In the example used in this blog and in the Kubecon POC, we utilize vDPA as a DPDK user-space implementation instead of the vDPA kernel implementation which would use virtio-mdev and vhost-mdev.
The vDPA deployment github repo contains the most up to date details and instructions on how the different parts are connected together.
We have discussed vDPA accelerated CNFs in a Kubernetes environment. We began with a basic explanation of Kubernetes networking and discussed the specific requirements for CNF’s, most of which are not addressed by the basic Kubernetes network interface. We shared how we use Multus to enable additional network interfaces in a pod and explained how these additional network interfaces could be used with a user space DPDK application.
In this blog, we covered SR-IOV CNF acceleration and discussed how the SR-IOV CNI is deployed in Kubernetes. We discussed the advantages of SR-IOV, as well as some significant limitations when used with Kubernetes. We then shifted to vDPA as a mechanism to take advantage of accelerated NICs using open standard interfaces. Finally, we highlighted how vDPA mitigates some of the limitations of SR-IOV and reviewed how vDPA is integrated into Kubernetes.

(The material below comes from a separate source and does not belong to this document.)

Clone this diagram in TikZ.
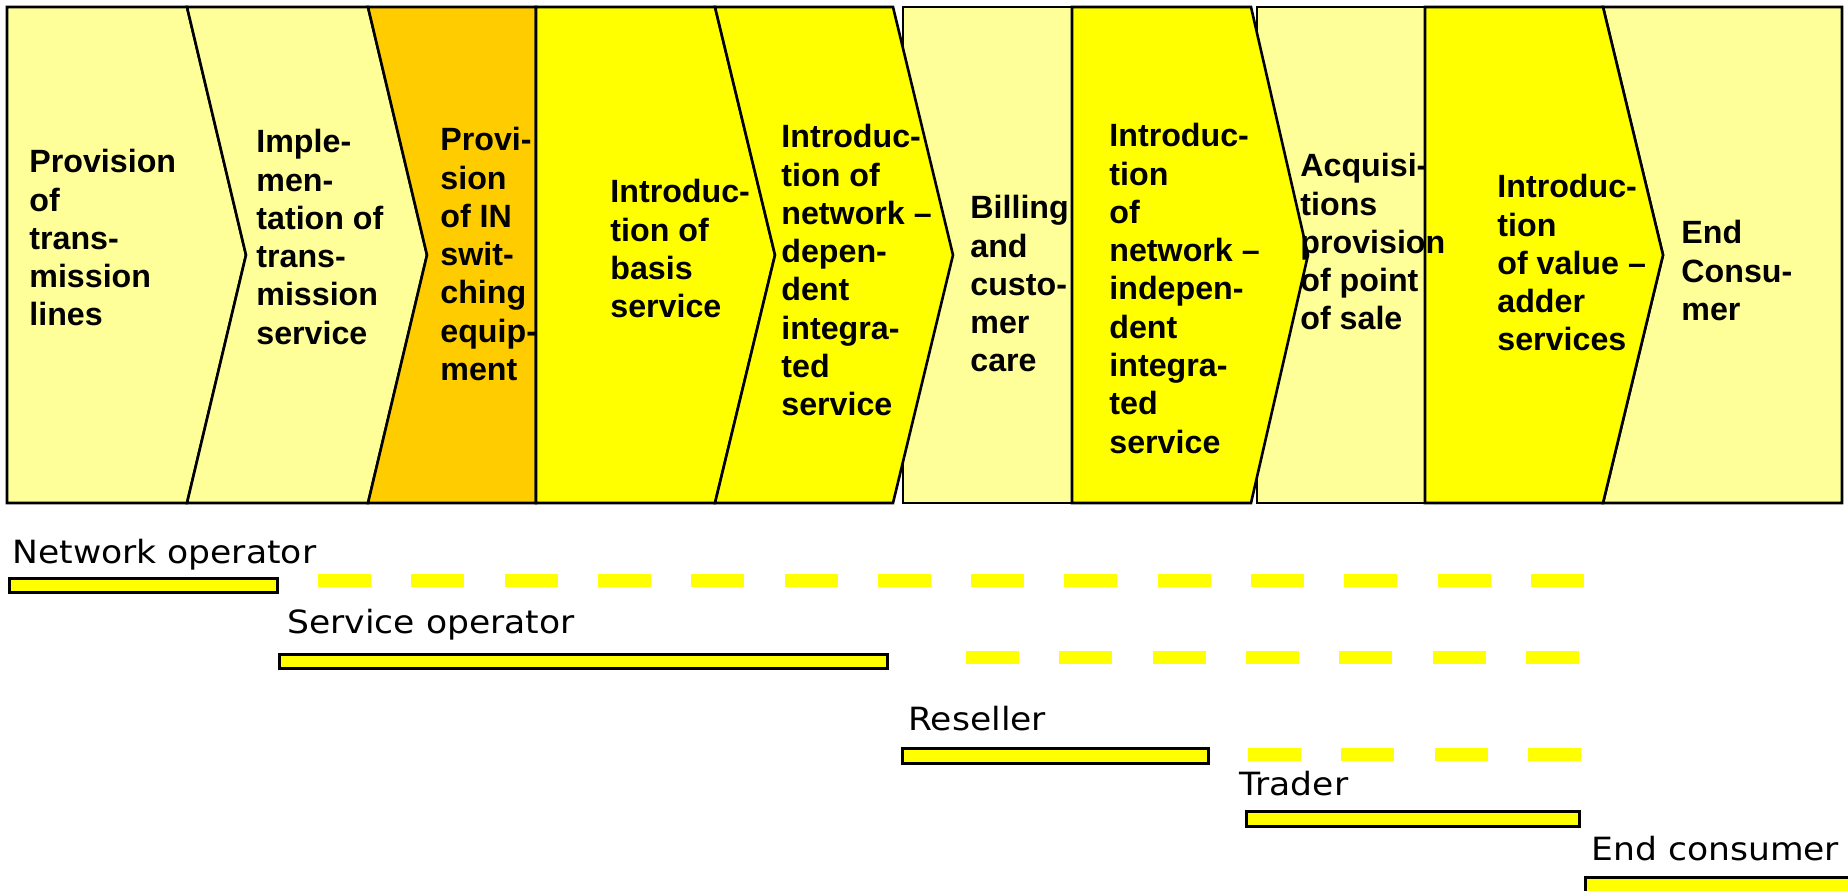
\documentclass[tikz,border=0pt]{standalone}
\usepackage{fontspec}
\setmainfont{Liberation Sans}
\newfontfamily\lblfont[FakeStretch=1.08]{DejaVu Sans}
\definecolor{lightyel}{HTML}{FFFF99}
\definecolor{orng}{HTML}{FFCC00}
\definecolor{yel}{HTML}{FFFF00}
\begin{document}
\begin{tikzpicture}[x=0.5pt,y=-0.5pt,
  seg/.style={draw=black, line width=1.3pt, line join=miter},
  txt/.style={anchor=north west, inner sep=0pt, align=left, font=\fontsize{16.1pt}{19.15pt}\selectfont\bfseries},
  lbl/.style={anchor=base west, inner sep=0pt, font=\lblfont\fontsize{16pt}{19pt}\selectfont},
  bar/.style={draw=black, fill=yel, line width=1.5pt},
  dashrow/.style={draw=yel, line width=6.5pt, dash pattern=on 26.5pt off 20.15pt}]
\useasboundingbox (0,0) rectangle (1848,890);
\fill[white] (0,0) rectangle (1848,890);
\begin{scope}
\clip (0,0) rectangle (1848,890);
% group C
\draw[seg, fill=lightyel] (1257,7) -- (1425,7) -- (1425,503) -- (1257,503) -- cycle;
\draw[seg, fill=lightyel] (1603,7) -- (1842,7) -- (1842,503) -- (1603,503) -- (1663,255) -- cycle;
\draw[seg, fill=yel] (1425,7) -- (1603,7) -- (1663,255) -- (1603,503) -- (1425,503) -- cycle;
% group B
\draw[seg, fill=lightyel] (903,7) -- (1072,7) -- (1072,503) -- (903,503) -- cycle;
\draw[seg, fill=yel] (1072,7) -- (1251,7) -- (1308,255) -- (1251,503) -- (1072,503) -- cycle;
% group A
\draw[seg, fill=lightyel] (7,7) -- (187,7) -- (246,255) -- (187,503) -- (7,503) -- cycle;
\draw[seg, fill=lightyel] (187,7) -- (368,7) -- (427,255) -- (368,503) -- (187,503) -- (246,255) -- cycle;
\draw[seg, fill=orng] (368,7) -- (536,7) -- (536,503) -- (368,503) -- (427,255) -- cycle;
\draw[seg, fill=yel] (536,7) -- (715,7) -- (775,255) -- (715,503) -- (536,503) -- cycle;
\draw[seg, fill=yel] (715,7) -- (893,7) -- (953,255) -- (893,503) -- (715,503) -- (775,255) -- cycle;

% stage texts
\node[txt] (s1) at (29,149) {Provision\\of\\trans-\\mission\\lines};
\node[txt] (s2) at (256,129) {Imple-\\men-\\tation of\\trans-\\mission\\service};
\node[txt] (s3) at (440,127) {Provi-\\sion\\of IN\\swit-\\ching\\equip-\\ment};
\node[txt] (s4) at (610,179) {Introduc-\\tion of\\basis\\service};
\node[txt] (s5) at (781,124) {Introduc-\\tion of\\network –\\depen-\\dent\\integra-\\ted\\service};
\node[txt] (s6) at (970,195) {Billing\\and\\custo-\\mer\\care};
\node[txt] (s7) at (1109,123) {Introduc-\\tion\\of\\network –\\indepen-\\dent\\integra-\\ted\\service};
\node[txt] (s8) at (1300,153) {Acquisi-\\tions\\provision\\of point\\of sale};
\node[txt] (s9) at (1497,174) {Introduc-\\tion\\of value –\\adder\\services};
\node[txt] (s10) at (1681,220) {End\\Consu-\\mer};

% actors
\node[lbl] (l1) at (12,563) {Network operator};
\draw[bar] (9,578) rectangle (277,592);
\coordinate (d1a) at (318,580.5);
\coordinate (d1b) at (1585,580.5);
\draw[dashrow] (d1a) -- (d1b);

\node[lbl] (l2) at (287,633) {Service operator};
\draw[bar] (279,654) rectangle (887,668);
\coordinate (d2a) at (966,657.5);
\coordinate (d2b) at (1580,657.5);
\draw[dashrow] (d2a) -- (d2b);

\node[lbl] (l3) at (908,730) {Reseller};
\draw[bar] (902,748) rectangle (1208,763);
\coordinate (d3a) at (1248,754);
\coordinate (d3b) at (1582,754);
\draw[dashrow] (d3a) -- (d3b);

\node[lbl] (l4) at (1239,795) {Trader};
\draw[bar] (1246,811) rectangle (1579,826);

\node[lbl] (l5) at (1591,860) {End consumer};
\draw[bar] (1585,877) rectangle (1870,893);
\end{scope}
\end{tikzpicture}
\end{document}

Going back to telco use cases, we believe that adding vDPA interfaces to pods (via Multus) and and using DPDK is a powerful enabler of applications inside those pods. The vDPA interfaces provide wirespeed/wirelatency to pods in an open standard manner (as opposed to SR-IOV). Looking forward, vDPA will also support advanced technologies replacing SR-IOV VFs (such as scalable IOV). Additionally the same vDPA kernel interface can be used for both containers and VMs which we believe is critical for future brownfield deployments given today’s huge investment by telcos in VNFs.